*WHAT TO WORK ON*:
Print the listing in its entirety and exactly, leaving out images.

*LISTED RECORDS*:
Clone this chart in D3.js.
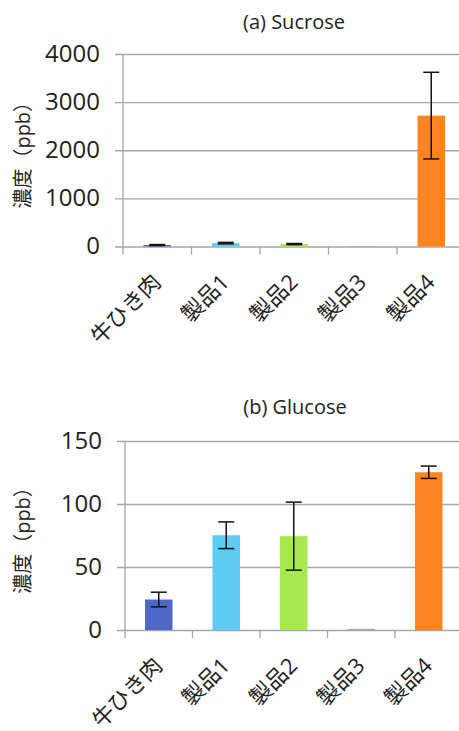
<!DOCTYPE html>
<html><head><meta charset="utf-8">
<script src="https://cdn.jsdelivr.net/npm/d3@7"></script>
<style>
body{margin:0;background:#fff;}
svg{display:block;}
text{font-family:"Open Sans","Noto Sans CJK JP",sans-serif;fill:#222;}
</style></head>
<body>
<svg id="c" width="459" height="731"></svg>
<script>
const categories = ["牛ひき肉","製品1","製品2","製品3","製品4"];
const sucroseValues = [30, 70, 50, 12, 2720];
const sucroseErrors = [10, 15, 12, 0, 900];
const sucroseTicks = [0, 1000, 2000, 3000, 4000];
const glucoseValues = [24.2, 75.2, 74.5, 0.9, 125.2];
const glucoseErrors = [5.8, 10.6, 27, 0, 4.9];
const glucoseTicks = [0, 50, 100, 150];
const colors = ["#4f68c8","#5ecbf2","#a8e84f","#a6a6a6","#ff8422"];
const yLabel = "濃度（ppb）";

const svg = d3.select("#c");

function panel(opt){
  const g = svg.append("g");
  const x = d3.scaleBand().domain(categories).range([opt.left, opt.left + opt.step*5]).paddingInner(0).paddingOuter(0);
  const y = d3.scaleLinear().domain([0, opt.max]).range([opt.bottom, opt.top]);
  const grid = "#a6a6a6";
  const yAxis = d3.axisLeft(y).tickValues(opt.ticks).tickFormat(d3.format("d"))
    .tickSize(-(459 - opt.left)).tickSizeOuter(0).tickPadding(23);
  const ya = g.append("g").attr("transform",`translate(${opt.left},0)`).call(yAxis);
  ya.select(".domain").remove();
  ya.selectAll(".tick line").attr("stroke",grid).attr("stroke-width",1.3).attr("x1",-8);
  ya.selectAll(".tick text").attr("font-size",24).attr("fill","#333").style("font-family",'"Open Sans",sans-serif').attr("dy","0.3em");
  g.append("line").attr("x1",opt.left).attr("x2",opt.left).attr("y1",opt.top).attr("y2",opt.bottom+8)
    .attr("stroke",grid).attr("stroke-width",1.3);
  const bounds = categories.map(c => x(c)).slice(1);
  g.selectAll(".xt").data(bounds).enter().append("line")
    .attr("x1",d=>d).attr("x2",d=>d).attr("y1",opt.bottom).attr("y2",opt.bottom+8)
    .attr("stroke",grid).attr("stroke-width",1.3);
  const bw = 27.5;
  g.selectAll(".bar").data(opt.values).enter().append("rect")
    .attr("x",(d,i)=>x(categories[i]) + x.bandwidth()/2 - bw/2)
    .attr("width",bw)
    .attr("y",d=>y(d))
    .attr("height",d=>y(0)-y(d))
    .attr("fill",(d,i)=>colors[i]);
  const eb = g.selectAll(".eb").data(opt.values.map((v,i)=>({v, e:opt.errors[i], c:categories[i]})).filter(d=>d.e>0))
    .enter().append("g").attr("stroke","#111").attr("stroke-width",1.5);
  const cw = 8;
  eb.append("line").attr("x1",d=>x(d.c)+x.bandwidth()/2).attr("x2",d=>x(d.c)+x.bandwidth()/2)
    .attr("y1",d=>y(d.v+d.e)).attr("y2",d=>y(d.v-d.e));
  eb.append("line").attr("x1",d=>x(d.c)+x.bandwidth()/2-cw).attr("x2",d=>x(d.c)+x.bandwidth()/2+cw)
    .attr("y1",d=>y(d.v+d.e)).attr("y2",d=>y(d.v+d.e));
  eb.append("line").attr("x1",d=>x(d.c)+x.bandwidth()/2-cw).attr("x2",d=>x(d.c)+x.bandwidth()/2+cw)
    .attr("y1",d=>y(d.v-d.e)).attr("y2",d=>y(d.v-d.e));
  g.selectAll(".xl").data(categories).enter().append("text")
    .attr("text-anchor","end").attr("font-size",22)
    .attr("transform",d=>`translate(${x(d)+x.bandwidth()/2+5},${opt.bottom+37}) rotate(-45)`)
    .text(d=>d);
  g.append("text").attr("x",opt.titleX).attr("y",opt.titleY).attr("text-anchor","middle").attr("font-size",20).text(opt.title);
  g.append("text").attr("text-anchor","middle").attr("font-size",20)
    .attr("transform",`translate(30,${(opt.top+opt.bottom)/2}) rotate(-90)`).text(yLabel);
}

panel({title:"(a) Sucrose", titleX:294, titleY:29, left:123, step:68.5, top:54, bottom:246.5, max:4000,
  ticks:sucroseTicks, values:sucroseValues, errors:sucroseErrors});
panel({title:"(b) Glucose", titleX:295, titleY:414, left:125, step:67.5, top:441, bottom:630, max:150,
  ticks:glucoseTicks, values:glucoseValues, errors:glucoseErrors});
</script>
</body></html>
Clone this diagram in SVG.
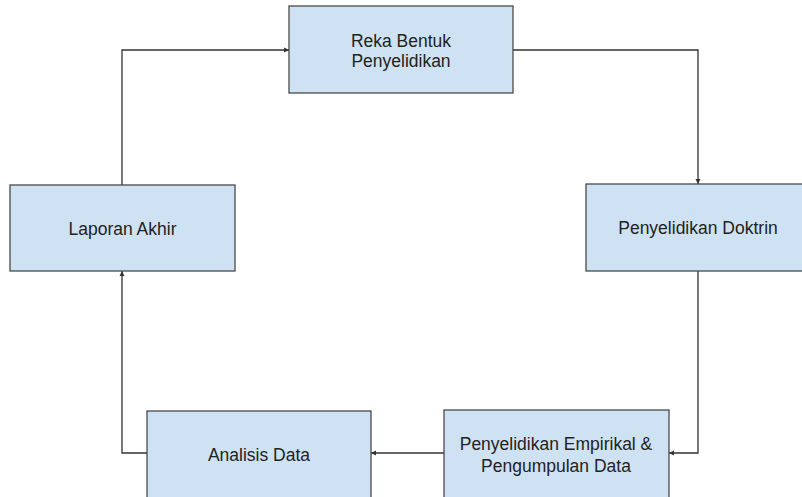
<svg xmlns="http://www.w3.org/2000/svg" width="802" height="497" viewBox="0 0 802 497">
  <style>
    .box { fill: #cfe2f3; stroke: #4a4a4a; stroke-width: 1.3; }
    .lbl { font-family: "Liberation Sans", Arial, sans-serif; font-size: 17.5px; fill: #222; text-anchor: middle; }
    .wire { fill: none; stroke: #333; stroke-width: 1.3; marker-end: url(#tip); }
  </style>
  <defs>
    <marker id="tip" viewBox="0 0 10 10" refX="10" refY="5" markerWidth="4" markerHeight="4" orient="auto" markerUnits="strokeWidth">
      <path d="M0,0 L10,5 L0,10 z" fill="#333"/>
    </marker>
  </defs>
  <rect width="802" height="497" fill="#fff"/>

  <g id="connectors">
    <path class="wire" d="M513,50 H698 V184"/>
    <path class="wire" d="M698,271 V453 H669"/>
    <path class="wire" d="M444,453 H371"/>
    <path class="wire" d="M147,453 H122 V271"/>
    <path class="wire" d="M122,185 V50 H289"/>
  </g>

  <g id="reka-bentuk">
    <rect class="box" x="289" y="6" width="224" height="87"/>
    <text class="lbl" x="401" y="47">Reka Bentuk</text>
    <text class="lbl" x="401" y="67">Penyelidikan</text>
  </g>

  <g id="penyelidikan-doktrin">
    <rect class="box" x="586" y="184" width="230" height="87"/>
    <text class="lbl" x="698" y="234">Penyelidikan Doktrin</text>
  </g>

  <g id="penyelidikan-empirikal">
    <rect class="box" x="444" y="410" width="225" height="100"/>
    <text class="lbl" x="556" y="450">Penyelidikan Empirikal &amp;</text>
    <text class="lbl" x="556" y="472">Pengumpulan Data</text>
  </g>

  <g id="analisis-data">
    <rect class="box" x="147" y="411" width="224" height="100"/>
    <text class="lbl" x="259" y="461">Analisis Data</text>
  </g>

  <g id="laporan-akhir">
    <rect class="box" x="10" y="185" width="225" height="86"/>
    <text class="lbl" x="122.5" y="235">Laporan Akhir</text>
  </g>
</svg>
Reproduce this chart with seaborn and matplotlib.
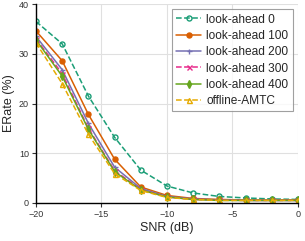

*WRITTEN ANSWER*:
Clone this chart in D3.js.
<!DOCTYPE html>
<html><head><meta charset="utf-8">
<script src="https://cdn.jsdelivr.net/npm/d3@7"></script>
<style>
body{margin:0;background:#fff;}
svg{display:block;}
text{font-family:"Open Sans","Noto Sans CJK JP",sans-serif;fill:#222;}
</style></head>
<body>
<svg id="c" width="459" height="731"></svg>
<script>
const categories = ["牛ひき肉","製品1","製品2","製品3","製品4"];
const sucroseValues = [30, 70, 50, 12, 2720];
const sucroseErrors = [10, 15, 12, 0, 900];
const sucroseTicks = [0, 1000, 2000, 3000, 4000];
const glucoseValues = [24.2, 75.2, 74.5, 0.9, 125.2];
const glucoseErrors = [5.8, 10.6, 27, 0, 4.9];
const glucoseTicks = [0, 50, 100, 150];
const colors = ["#4f68c8","#5ecbf2","#a8e84f","#a6a6a6","#ff8422"];
const yLabel = "濃度（ppb）";

const svg = d3.select("#c");

function panel(opt){
  const g = svg.append("g");
  const x = d3.scaleBand().domain(categories).range([opt.left, opt.left + opt.step*5]).paddingInner(0).paddingOuter(0);
  const y = d3.scaleLinear().domain([0, opt.max]).range([opt.bottom, opt.top]);
  const grid = "#a6a6a6";
  const yAxis = d3.axisLeft(y).tickValues(opt.ticks).tickFormat(d3.format("d"))
    .tickSize(-(459 - opt.left)).tickSizeOuter(0).tickPadding(23);
  const ya = g.append("g").attr("transform",`translate(${opt.left},0)`).call(yAxis);
  ya.select(".domain").remove();
  ya.selectAll(".tick line").attr("stroke",grid).attr("stroke-width",1.3).attr("x1",-8);
  ya.selectAll(".tick text").attr("font-size",24).attr("fill","#333").style("font-family",'"Open Sans",sans-serif').attr("dy","0.3em");
  g.append("line").attr("x1",opt.left).attr("x2",opt.left).attr("y1",opt.top).attr("y2",opt.bottom+8)
    .attr("stroke",grid).attr("stroke-width",1.3);
  const bounds = categories.map(c => x(c)).slice(1);
  g.selectAll(".xt").data(bounds).enter().append("line")
    .attr("x1",d=>d).attr("x2",d=>d).attr("y1",opt.bottom).attr("y2",opt.bottom+8)
    .attr("stroke",grid).attr("stroke-width",1.3);
  const bw = 27.5;
  g.selectAll(".bar").data(opt.values).enter().append("rect")
    .attr("x",(d,i)=>x(categories[i]) + x.bandwidth()/2 - bw/2)
    .attr("width",bw)
    .attr("y",d=>y(d))
    .attr("height",d=>y(0)-y(d))
    .attr("fill",(d,i)=>colors[i]);
  const eb = g.selectAll(".eb").data(opt.values.map((v,i)=>({v, e:opt.errors[i], c:categories[i]})).filter(d=>d.e>0))
    .enter().append("g").attr("stroke","#111").attr("stroke-width",1.5);
  const cw = 8;
  eb.append("line").attr("x1",d=>x(d.c)+x.bandwidth()/2).attr("x2",d=>x(d.c)+x.bandwidth()/2)
    .attr("y1",d=>y(d.v+d.e)).attr("y2",d=>y(d.v-d.e));
  eb.append("line").attr("x1",d=>x(d.c)+x.bandwidth()/2-cw).attr("x2",d=>x(d.c)+x.bandwidth()/2+cw)
    .attr("y1",d=>y(d.v+d.e)).attr("y2",d=>y(d.v+d.e));
  eb.append("line").attr("x1",d=>x(d.c)+x.bandwidth()/2-cw).attr("x2",d=>x(d.c)+x.bandwidth()/2+cw)
    .attr("y1",d=>y(d.v-d.e)).attr("y2",d=>y(d.v-d.e));
  g.selectAll(".xl").data(categories).enter().append("text")
    .attr("text-anchor","end").attr("font-size",22)
    .attr("transform",d=>`translate(${x(d)+x.bandwidth()/2+5},${opt.bottom+37}) rotate(-45)`)
    .text(d=>d);
  g.append("text").attr("x",opt.titleX).attr("y",opt.titleY).attr("text-anchor","middle").attr("font-size",20).text(opt.title);
  g.append("text").attr("text-anchor","middle").attr("font-size",20)
    .attr("transform",`translate(30,${(opt.top+opt.bottom)/2}) rotate(-90)`).text(yLabel);
}

panel({title:"(a) Sucrose", titleX:294, titleY:29, left:123, step:68.5, top:54, bottom:246.5, max:4000,
  ticks:sucroseTicks, values:sucroseValues, errors:sucroseErrors});
panel({title:"(b) Glucose", titleX:295, titleY:414, left:125, step:67.5, top:441, bottom:630, max:150,
  ticks:glucoseTicks, values:glucoseValues, errors:glucoseErrors});
</script>
</body></html>
Clone this diagram in SVG.
<svg xmlns="http://www.w3.org/2000/svg" width="802" height="497" viewBox="0 0 802 497">
  <style>
    .box { fill: #cfe2f3; stroke: #4a4a4a; stroke-width: 1.3; }
    .lbl { font-family: "Liberation Sans", Arial, sans-serif; font-size: 17.5px; fill: #222; text-anchor: middle; }
    .wire { fill: none; stroke: #333; stroke-width: 1.3; marker-end: url(#tip); }
  </style>
  <defs>
    <marker id="tip" viewBox="0 0 10 10" refX="10" refY="5" markerWidth="4" markerHeight="4" orient="auto" markerUnits="strokeWidth">
      <path d="M0,0 L10,5 L0,10 z" fill="#333"/>
    </marker>
  </defs>
  <rect width="802" height="497" fill="#fff"/>

  <g id="connectors">
    <path class="wire" d="M513,50 H698 V184"/>
    <path class="wire" d="M698,271 V453 H669"/>
    <path class="wire" d="M444,453 H371"/>
    <path class="wire" d="M147,453 H122 V271"/>
    <path class="wire" d="M122,185 V50 H289"/>
  </g>

  <g id="reka-bentuk">
    <rect class="box" x="289" y="6" width="224" height="87"/>
    <text class="lbl" x="401" y="47">Reka Bentuk</text>
    <text class="lbl" x="401" y="67">Penyelidikan</text>
  </g>

  <g id="penyelidikan-doktrin">
    <rect class="box" x="586" y="184" width="230" height="87"/>
    <text class="lbl" x="698" y="234">Penyelidikan Doktrin</text>
  </g>

  <g id="penyelidikan-empirikal">
    <rect class="box" x="444" y="410" width="225" height="100"/>
    <text class="lbl" x="556" y="450">Penyelidikan Empirikal &amp;</text>
    <text class="lbl" x="556" y="472">Pengumpulan Data</text>
  </g>

  <g id="analisis-data">
    <rect class="box" x="147" y="411" width="224" height="100"/>
    <text class="lbl" x="259" y="461">Analisis Data</text>
  </g>

  <g id="laporan-akhir">
    <rect class="box" x="10" y="185" width="225" height="86"/>
    <text class="lbl" x="122.5" y="235">Laporan Akhir</text>
  </g>
</svg>
Reproduce this chart with seaborn and matplotlib.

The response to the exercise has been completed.